If large bodies of deep water freak you out more than they entice you, you might want to ask yourself what Thalassophobia is, and whether you have it. The term comes from the Greek word "thalassa" which means sea or ocean, and "phobos" which means fear. Together they describe the overwhelming fear of bodies of water that many people suffer from. Sure, no one's particularly excited to hop into deep waters having no idea what's beneath them, and likely anyone who's swimming in a murky lake or wild ocean will worry about the wildlife they might interact with. It'd definitely normal to feel a noticeable surge of concern anytime you're anywhere unfamiliar — i.e. hovering over the ocean floor.
But this particular phobia causes a much more debilitating fear — it's not about being nervous for people with this phobia. People who suffer from Thalassophobia are so scared of the water, that they'll probably avoid it all together. It's more than just getting the heebie jeebies for a minute when you first jump it, it's an all-encompassing feeling of dread that doesn't leave any room for enjoyment. The water is not your friend when you have Thalassophobia, it's an incredibly stressful place that does not make you feel comfortable.
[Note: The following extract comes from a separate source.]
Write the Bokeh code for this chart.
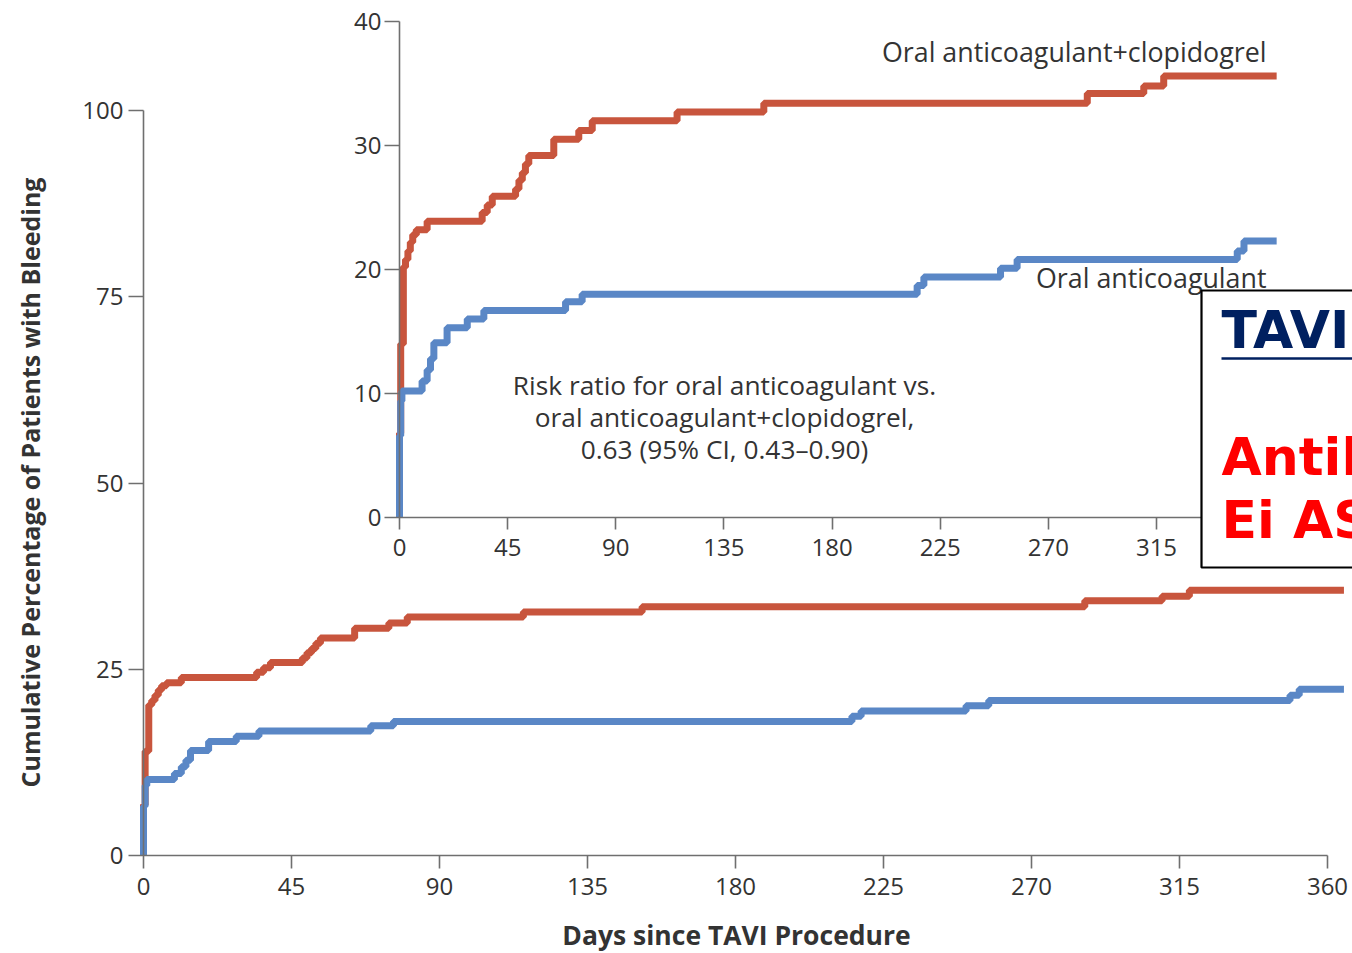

Sometimes even looking at pictures of deep waters can cause people with this phobia to freak the hell out.
While all fears are essentially subjective, some are easier to comprehend that others. The fear of snakes is a lot easier to understand than the fear of puppies, right? Snakes can be dangerous, while puppies typically are just cuddly. And while the fear of large bodies of water might sound dramatic, it's not entirely unwarranted. While we're mostly safe when we're out on the water, there's a lot that can go wrong. Large bodies of water come with intense conditions, and many large and powerful or dangerous animals. Meaning, the fear doesn't come from nowhere.
It's good to have a healthy dose of fear when you're out on the water. But, if you let your Thalassophobia rule your life, you won't ever get to experience everything that the deep sea has to offer. Everyone should get to experience the joy of swimming in the ocean, boating on a lake, or even treading in the deep end, which is why all sorts of new age therapies and alternative healing solutions have tried to tackle Thalassophobia.
With success, people have tried hypnotherapy, which challenges patients to find where the emotional trigger of fear is located, and rewire it. Other successes have been had with traditional therapy, which can help patients find the tools to manage their emotional responses to fears and work to get over their fear and eventually enjoy the ocean, phobia-free.